3.1. Conventional Methods
A well-established technique for estimating the Hurst exponent is based on a statistic known as the “rescaled range over standard deviation” or “R/S” statistic. This statistic was first introduced in 1951 by the hydrologist H. E. Hurst who observed long range dependence in the dynamics of the Nile river’s annual water level to determine the long-term storage capacity crucial for the construction of irrigation reservoirs. Since then, robust empirical evidence of long-range dependence in time series has been extensively documented in various disciplines, particularly from physical science studies, where studied time series exhibit some kind of trending behavior (e.g., the circumferences of tree trunks, levels of rainfall, fluctuations in air temperature, oceanic movements, and volcanic activities, etc.). Among the first to use re-scaled range analysis to examine this behavior in common stock returns is the renowned econometrician B. Mandelbrot, who also coined the term Hurst exponent in recognition of Hurst. Refs [
12,
29] radically refined the R/S statistic. In particular, they advocate its robustness in detecting as well as estimating long-range dependence even for non-Gaussian processes with extreme degrees of skewness and kurtosis. Furthermore, this method’s superiority over traditional approaches such as spectral analysis or variance ratios in detecting long-memory was also presented in this body of research.
However, as [
5] pointed out, the refinements were not able to distinguish the effects of short-range and long-range dependence. To compensate for this weakness, he proposed a new modified R/S framework. His findings indicate that the dependence structure documented in previous studies are mostly short-ranged, corresponding to high frequency autocorrelation or heteroskedasticity.
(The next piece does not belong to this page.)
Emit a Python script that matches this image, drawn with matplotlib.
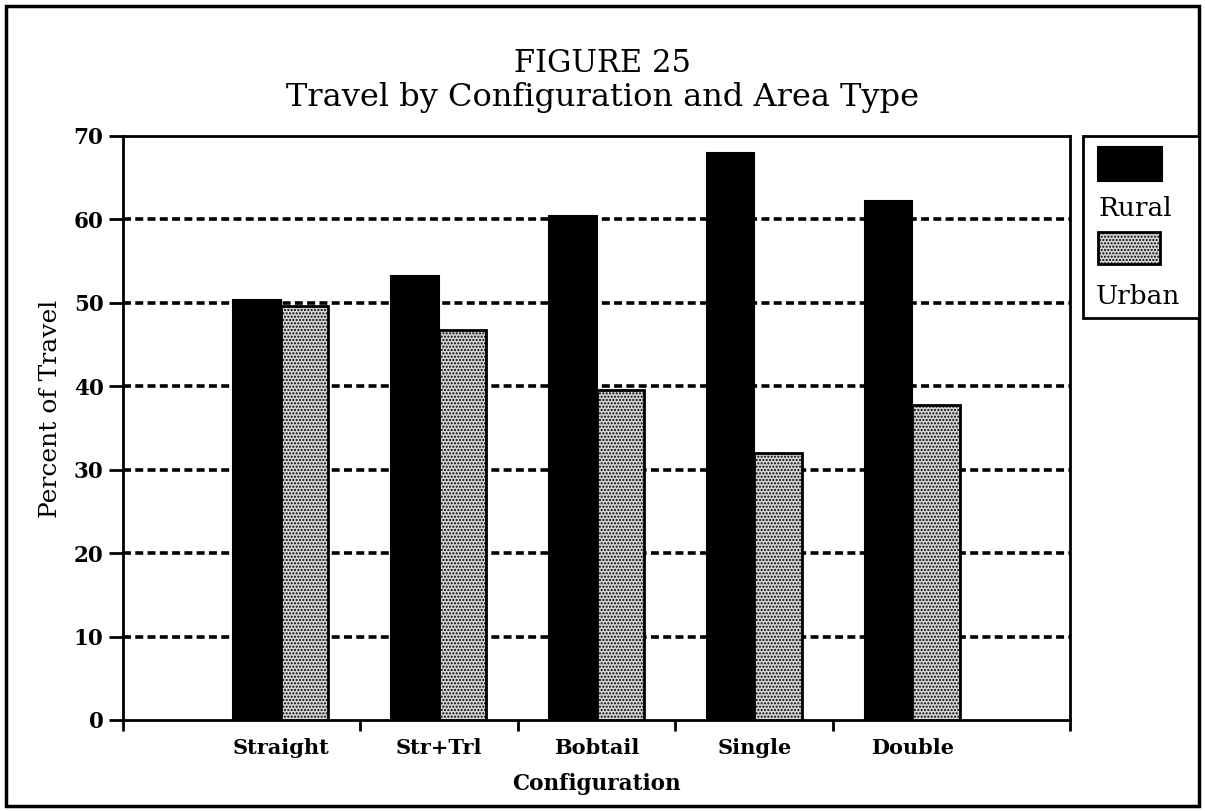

There are two important implications for us from [
5]: (i) empirical inferences of long-range behavior must be carefully drawn, preferably by accounting for dependence at higher frequencies, and (ii) in such cases, conventional models of short-range dependence model (such as AR(1) or random walk models) might be adequate. On the other hand, as implied in a counterargument raised by [
30], we should also be cautious of the implication of [
5]’s modified method because of its tendency to reject long-range dependence even when evidence of such behavior in fact exists (albeit weakly).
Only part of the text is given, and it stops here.